As many as 17.8 million people in Asia could be pushed below the poverty line if the food price inflation doubles in 2011 and oil prices surge to USD 130 per barrel, according to a report by UN-ESCAP.
It said if staple food prices were to rise at twice the 2010 rate and average oil prices touch USD 130 a barrel, 17.8 million people would be pushed below the poverty line, said the report titled 'Economic and Social Survey of Asia and the Pacific 2011'.
"Food prices have increased in various countries by up to 35 per cent. Rising food prices are having dire effects on the poor and reversing development gains," the report said.
It also said that if food prices rise at the same rate as in 2010, and the average oil price be USD 115 a barrel then another 5.1 million people could come into poverty.
"The impact would be more severe in rural areas where the majority of poor live. India, Bangladesh, Nepal and the Lao people's Democratic Republic are the most vulnerable to the poverty-enhancing impact of high food and oil prices," the report said.
The UN ESCAP said that the target of halving hunger and poverty in Asia by 2015 under the Millennium Development Goal would be postponed till 2020 if food prices doubles.

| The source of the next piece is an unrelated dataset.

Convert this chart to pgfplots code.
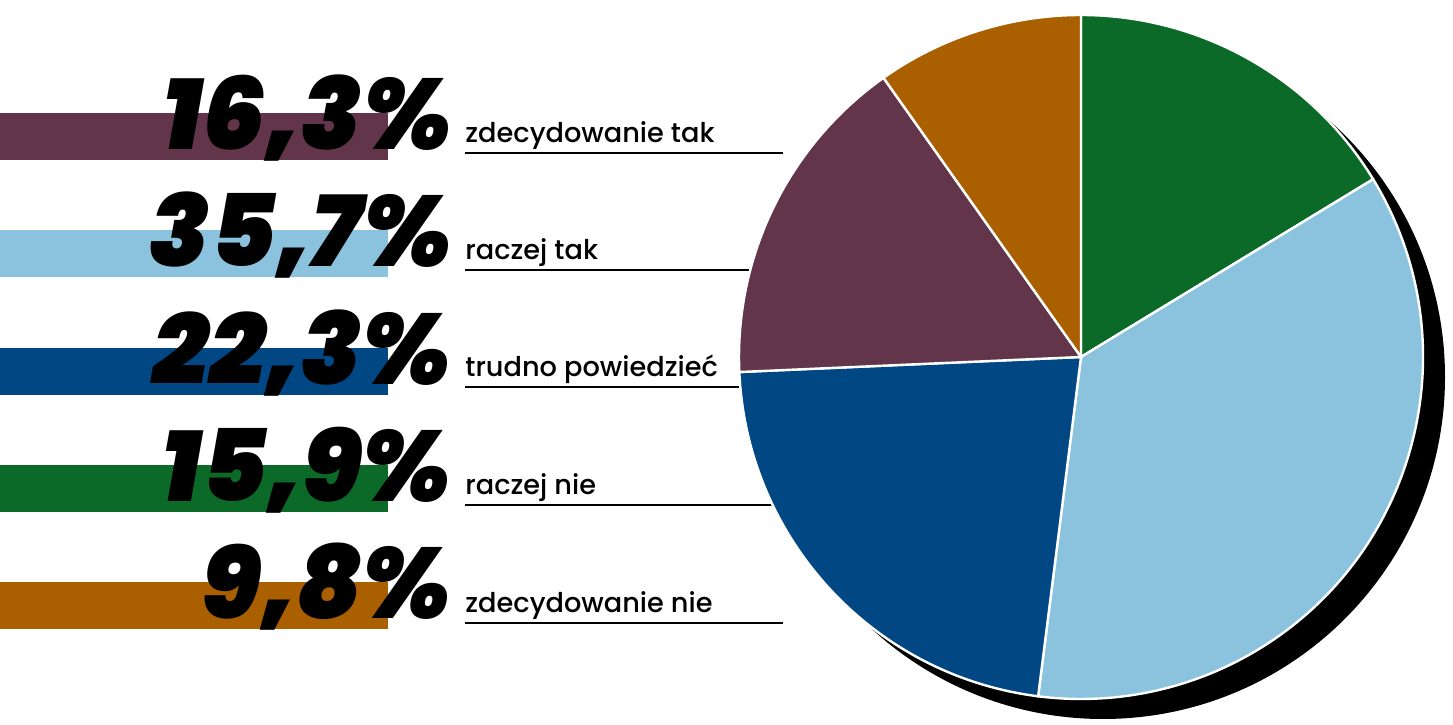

"High food prices can keep people in the poverty or push below the poverty line if they are net buyers of staple food. Unexpected rises in staple food prices have an immediate negative effect on the urban poor," it said.
Earlier, an Asian Development Bank (ADB) report had said the resurgent food prices that a 10 per cent rise in domestic food prices could push an additional 64 million people, out of 3.3 billion people living in the continent, into extreme poverty, based on the USD 1.25 a day poverty line.